━━ AVAILABLE DATA
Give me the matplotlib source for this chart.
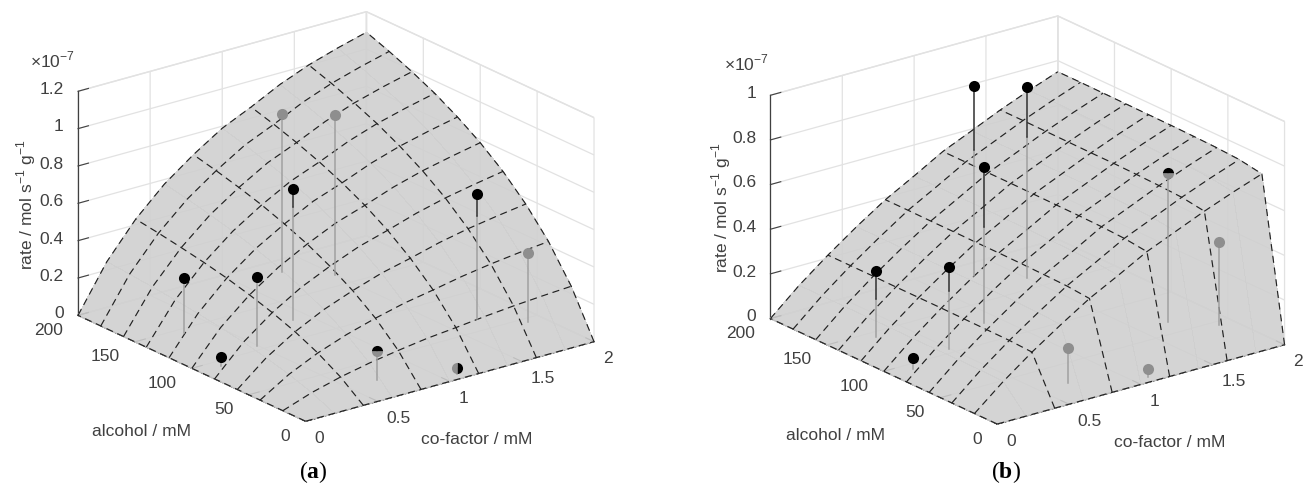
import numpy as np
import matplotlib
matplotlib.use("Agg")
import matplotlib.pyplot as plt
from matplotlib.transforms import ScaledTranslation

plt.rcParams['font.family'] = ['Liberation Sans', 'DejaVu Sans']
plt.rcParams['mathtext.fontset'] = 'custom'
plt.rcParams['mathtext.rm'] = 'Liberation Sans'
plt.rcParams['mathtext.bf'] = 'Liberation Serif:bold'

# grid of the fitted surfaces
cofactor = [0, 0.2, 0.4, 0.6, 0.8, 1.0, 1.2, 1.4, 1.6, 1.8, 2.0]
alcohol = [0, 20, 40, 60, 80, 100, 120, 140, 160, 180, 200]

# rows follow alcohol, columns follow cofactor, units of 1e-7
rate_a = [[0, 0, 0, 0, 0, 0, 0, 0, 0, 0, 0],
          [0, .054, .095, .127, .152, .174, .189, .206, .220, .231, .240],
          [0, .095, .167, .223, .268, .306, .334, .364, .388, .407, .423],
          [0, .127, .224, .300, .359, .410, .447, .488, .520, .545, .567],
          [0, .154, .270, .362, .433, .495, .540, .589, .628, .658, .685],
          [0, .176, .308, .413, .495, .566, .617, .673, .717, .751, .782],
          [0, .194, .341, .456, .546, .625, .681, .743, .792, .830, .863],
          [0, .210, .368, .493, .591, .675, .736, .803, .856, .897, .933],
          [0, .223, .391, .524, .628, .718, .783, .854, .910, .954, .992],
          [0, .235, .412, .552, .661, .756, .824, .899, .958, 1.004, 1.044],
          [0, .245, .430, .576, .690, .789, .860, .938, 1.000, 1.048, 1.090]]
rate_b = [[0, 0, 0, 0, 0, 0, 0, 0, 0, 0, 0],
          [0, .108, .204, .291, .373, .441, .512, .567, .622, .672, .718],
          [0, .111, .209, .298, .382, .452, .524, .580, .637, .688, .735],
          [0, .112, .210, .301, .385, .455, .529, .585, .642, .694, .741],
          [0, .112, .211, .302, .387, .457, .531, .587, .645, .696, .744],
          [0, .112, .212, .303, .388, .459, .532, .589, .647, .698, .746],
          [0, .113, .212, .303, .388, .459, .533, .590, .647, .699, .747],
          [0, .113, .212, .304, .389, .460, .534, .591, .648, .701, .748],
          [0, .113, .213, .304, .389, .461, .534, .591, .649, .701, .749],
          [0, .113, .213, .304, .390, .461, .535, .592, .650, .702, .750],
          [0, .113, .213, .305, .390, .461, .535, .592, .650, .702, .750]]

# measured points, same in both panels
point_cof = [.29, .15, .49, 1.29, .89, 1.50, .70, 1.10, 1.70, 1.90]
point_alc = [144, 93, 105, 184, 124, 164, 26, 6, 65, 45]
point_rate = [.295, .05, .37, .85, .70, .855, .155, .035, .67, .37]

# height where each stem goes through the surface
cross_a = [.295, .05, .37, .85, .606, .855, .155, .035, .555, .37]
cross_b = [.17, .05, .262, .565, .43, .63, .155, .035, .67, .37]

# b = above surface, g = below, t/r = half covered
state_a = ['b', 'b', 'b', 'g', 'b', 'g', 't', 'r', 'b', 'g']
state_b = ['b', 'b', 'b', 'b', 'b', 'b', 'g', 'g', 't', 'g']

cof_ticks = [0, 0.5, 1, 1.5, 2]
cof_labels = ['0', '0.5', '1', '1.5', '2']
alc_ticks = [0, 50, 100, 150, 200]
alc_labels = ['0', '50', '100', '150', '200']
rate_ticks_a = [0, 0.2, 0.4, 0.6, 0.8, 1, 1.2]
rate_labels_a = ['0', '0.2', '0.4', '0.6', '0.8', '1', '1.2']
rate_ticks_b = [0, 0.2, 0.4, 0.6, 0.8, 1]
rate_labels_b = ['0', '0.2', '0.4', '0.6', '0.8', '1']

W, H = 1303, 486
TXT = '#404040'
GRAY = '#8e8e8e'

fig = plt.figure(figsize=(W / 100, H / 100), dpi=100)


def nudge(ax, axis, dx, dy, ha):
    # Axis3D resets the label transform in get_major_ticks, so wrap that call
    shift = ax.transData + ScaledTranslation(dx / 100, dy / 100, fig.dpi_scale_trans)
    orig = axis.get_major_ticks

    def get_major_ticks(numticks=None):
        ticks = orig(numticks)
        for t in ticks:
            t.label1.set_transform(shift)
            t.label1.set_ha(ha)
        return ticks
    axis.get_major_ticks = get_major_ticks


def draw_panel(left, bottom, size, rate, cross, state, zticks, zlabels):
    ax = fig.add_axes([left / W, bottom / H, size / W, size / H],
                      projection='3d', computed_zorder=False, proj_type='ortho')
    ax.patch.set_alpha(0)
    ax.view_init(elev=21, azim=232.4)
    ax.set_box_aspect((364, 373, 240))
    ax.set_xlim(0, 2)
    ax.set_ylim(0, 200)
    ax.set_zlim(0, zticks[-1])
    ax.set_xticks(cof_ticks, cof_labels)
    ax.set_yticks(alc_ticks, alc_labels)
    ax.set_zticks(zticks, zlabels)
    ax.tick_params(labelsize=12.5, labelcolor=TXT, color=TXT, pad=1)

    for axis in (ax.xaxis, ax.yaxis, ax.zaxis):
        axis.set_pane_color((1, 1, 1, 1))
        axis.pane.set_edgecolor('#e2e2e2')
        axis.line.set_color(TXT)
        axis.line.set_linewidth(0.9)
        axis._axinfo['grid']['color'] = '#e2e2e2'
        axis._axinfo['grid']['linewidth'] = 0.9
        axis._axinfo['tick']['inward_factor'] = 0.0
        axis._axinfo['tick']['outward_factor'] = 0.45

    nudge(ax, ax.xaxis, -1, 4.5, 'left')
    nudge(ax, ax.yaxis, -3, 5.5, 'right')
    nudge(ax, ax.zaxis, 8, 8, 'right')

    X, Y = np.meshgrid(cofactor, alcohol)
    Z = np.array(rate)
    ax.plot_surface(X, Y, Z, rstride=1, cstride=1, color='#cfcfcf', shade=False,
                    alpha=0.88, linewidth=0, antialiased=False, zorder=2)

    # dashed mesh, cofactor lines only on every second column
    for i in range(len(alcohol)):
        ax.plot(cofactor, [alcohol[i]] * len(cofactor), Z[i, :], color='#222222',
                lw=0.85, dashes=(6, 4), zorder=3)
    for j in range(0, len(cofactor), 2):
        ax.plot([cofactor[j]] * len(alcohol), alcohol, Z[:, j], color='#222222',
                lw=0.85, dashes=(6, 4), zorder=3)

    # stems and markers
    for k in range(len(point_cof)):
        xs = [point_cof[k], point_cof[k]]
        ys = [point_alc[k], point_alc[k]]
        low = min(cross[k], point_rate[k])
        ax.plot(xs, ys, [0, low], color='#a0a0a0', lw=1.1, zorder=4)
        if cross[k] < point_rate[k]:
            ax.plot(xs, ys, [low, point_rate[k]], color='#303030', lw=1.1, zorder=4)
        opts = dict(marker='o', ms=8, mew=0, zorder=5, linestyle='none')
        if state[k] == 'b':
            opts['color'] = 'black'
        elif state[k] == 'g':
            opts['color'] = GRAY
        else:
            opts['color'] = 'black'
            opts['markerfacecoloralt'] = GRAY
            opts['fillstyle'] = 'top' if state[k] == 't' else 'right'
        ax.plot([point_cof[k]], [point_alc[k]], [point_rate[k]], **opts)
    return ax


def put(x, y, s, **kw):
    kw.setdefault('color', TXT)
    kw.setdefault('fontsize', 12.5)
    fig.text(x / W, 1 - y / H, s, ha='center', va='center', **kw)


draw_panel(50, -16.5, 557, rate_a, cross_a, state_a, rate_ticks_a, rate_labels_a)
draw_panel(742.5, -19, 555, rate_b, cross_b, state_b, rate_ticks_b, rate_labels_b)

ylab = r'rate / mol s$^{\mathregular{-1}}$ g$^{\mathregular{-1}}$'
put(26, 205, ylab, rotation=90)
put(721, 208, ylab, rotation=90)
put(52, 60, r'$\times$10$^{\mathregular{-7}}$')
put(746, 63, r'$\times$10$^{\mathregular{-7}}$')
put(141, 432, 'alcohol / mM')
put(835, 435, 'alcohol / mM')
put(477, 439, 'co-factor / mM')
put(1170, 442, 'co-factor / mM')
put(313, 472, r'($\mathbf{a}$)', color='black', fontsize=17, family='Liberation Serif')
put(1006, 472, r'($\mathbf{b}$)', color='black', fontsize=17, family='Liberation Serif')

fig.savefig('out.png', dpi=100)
━━━━
AIM OF THE TASK: Leave out every line without the string "matplotlib" and copy the rest.

WRITTEN RESPONSE:
Give me the matplotlib source for this chart.
import matplotlib
matplotlib.use("Agg")
import matplotlib.pyplot as plt
from matplotlib.transforms import ScaledTranslation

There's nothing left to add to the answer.